Abstract

As a popular data structure for block devices like hard disks, B-tree maintains a perfectly balanced tree height to minimize the number of block accesses and optimize the performance of common tree operations. However, when modern byteaddressable nonvolatile memories (NVMs) replace mechanical hard disk as the storage media, B-tree might suffer from severe performance degradation due to the lacking of concerns over the byte accessing capability, which is not available on hard disk. In particular, B-tree might experience severe performance degradation on node splits and merges, during which a large number of keys, data, and pointers must be moved across multiple B-tree nodes. Meanwhile, classical B-tree designs aim to reduce the number of nodes accessed on common B-tree operations, but underestimate the performance impacts to sort and rewrite the keys in a B-tree node on byte-addressable NVMs.

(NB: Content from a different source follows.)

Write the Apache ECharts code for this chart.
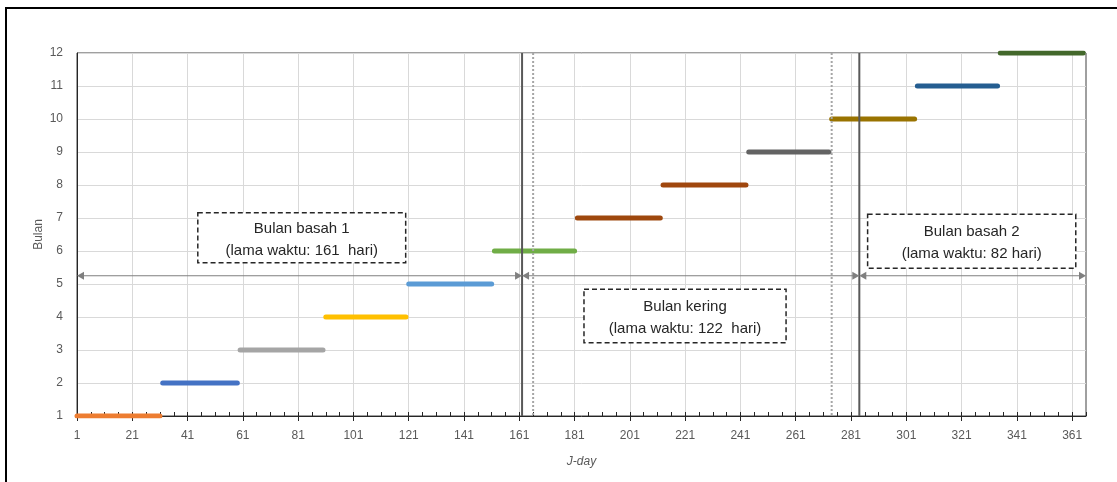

While the concept to buffer newly inserted keys in a B-tree to reduce the update costs has been proposed in prior arts, the realization schemes on NVMs are still an incomplete issue. Such an observation motivates this work in proposing a hashed B-tree design which provides better practical performance on byte-addressable NVMs. According to experimental results, with different workloads, the hashed B-tree reduces the write traffic, read traffic, and normalized I/O time by 75.55%-93.54%, 36.66%-46.75%, and 66.42%-82.16%, respectively. In addition, the hashed B-tree is more adaptive than the default B-tree scheme on diversified, and even dynamically-shifting workloads.